Given problem: Retype nothing but the lines from the start of the material up to and including the line with "LabelList, XAxis, YAxis". Pictures don't belong in the copy.
-*-
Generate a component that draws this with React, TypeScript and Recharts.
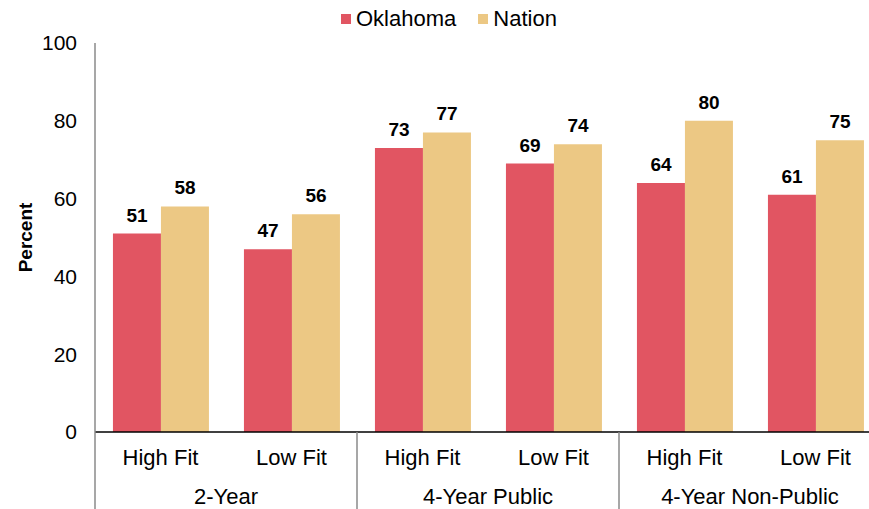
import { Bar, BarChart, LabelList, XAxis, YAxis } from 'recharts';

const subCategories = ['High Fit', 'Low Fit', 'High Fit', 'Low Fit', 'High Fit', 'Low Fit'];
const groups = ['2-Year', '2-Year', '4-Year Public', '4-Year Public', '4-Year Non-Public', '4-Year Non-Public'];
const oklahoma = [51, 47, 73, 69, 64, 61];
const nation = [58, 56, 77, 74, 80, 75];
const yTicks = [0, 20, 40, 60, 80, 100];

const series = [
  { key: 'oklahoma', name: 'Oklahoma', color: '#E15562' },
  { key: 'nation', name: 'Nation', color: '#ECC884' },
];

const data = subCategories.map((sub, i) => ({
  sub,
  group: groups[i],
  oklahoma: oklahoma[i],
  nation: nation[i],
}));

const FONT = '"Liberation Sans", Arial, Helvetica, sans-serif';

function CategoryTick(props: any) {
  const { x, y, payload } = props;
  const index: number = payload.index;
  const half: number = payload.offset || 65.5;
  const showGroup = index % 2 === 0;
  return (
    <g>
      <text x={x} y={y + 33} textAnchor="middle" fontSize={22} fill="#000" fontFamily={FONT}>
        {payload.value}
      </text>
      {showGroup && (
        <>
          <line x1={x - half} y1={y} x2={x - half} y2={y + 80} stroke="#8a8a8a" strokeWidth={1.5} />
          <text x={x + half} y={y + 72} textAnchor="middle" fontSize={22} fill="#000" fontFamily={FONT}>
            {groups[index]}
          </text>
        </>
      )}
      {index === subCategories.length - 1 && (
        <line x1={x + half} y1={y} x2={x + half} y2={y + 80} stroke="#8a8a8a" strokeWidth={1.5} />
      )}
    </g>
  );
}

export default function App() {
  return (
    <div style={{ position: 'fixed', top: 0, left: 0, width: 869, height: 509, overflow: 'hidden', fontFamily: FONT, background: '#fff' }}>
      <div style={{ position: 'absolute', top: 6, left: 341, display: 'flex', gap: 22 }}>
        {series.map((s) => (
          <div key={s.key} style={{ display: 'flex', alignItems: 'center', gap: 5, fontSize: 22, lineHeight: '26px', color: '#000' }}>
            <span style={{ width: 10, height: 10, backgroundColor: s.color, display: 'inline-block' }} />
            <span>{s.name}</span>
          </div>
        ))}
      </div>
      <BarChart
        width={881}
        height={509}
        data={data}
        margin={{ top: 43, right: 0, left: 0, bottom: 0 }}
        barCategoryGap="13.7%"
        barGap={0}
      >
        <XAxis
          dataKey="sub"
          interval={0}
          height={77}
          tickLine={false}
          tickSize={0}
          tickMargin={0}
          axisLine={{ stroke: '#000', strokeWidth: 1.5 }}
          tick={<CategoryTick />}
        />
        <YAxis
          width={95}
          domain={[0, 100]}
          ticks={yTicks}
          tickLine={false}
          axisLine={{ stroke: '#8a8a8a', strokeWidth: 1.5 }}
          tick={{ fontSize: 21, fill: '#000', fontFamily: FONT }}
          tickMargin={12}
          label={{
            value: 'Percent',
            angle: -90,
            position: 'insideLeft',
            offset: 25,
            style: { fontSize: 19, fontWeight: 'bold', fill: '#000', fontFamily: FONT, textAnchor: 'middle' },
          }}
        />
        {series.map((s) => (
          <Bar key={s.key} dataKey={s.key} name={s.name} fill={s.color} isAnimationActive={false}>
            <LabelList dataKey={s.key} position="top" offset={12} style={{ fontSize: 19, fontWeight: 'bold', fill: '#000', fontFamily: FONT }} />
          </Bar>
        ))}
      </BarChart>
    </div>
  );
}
-*-
Result of the task:
Generate a component that draws this with React, TypeScript and Recharts.
import { Bar, BarChart, LabelList, XAxis, YAxis } from 'recharts';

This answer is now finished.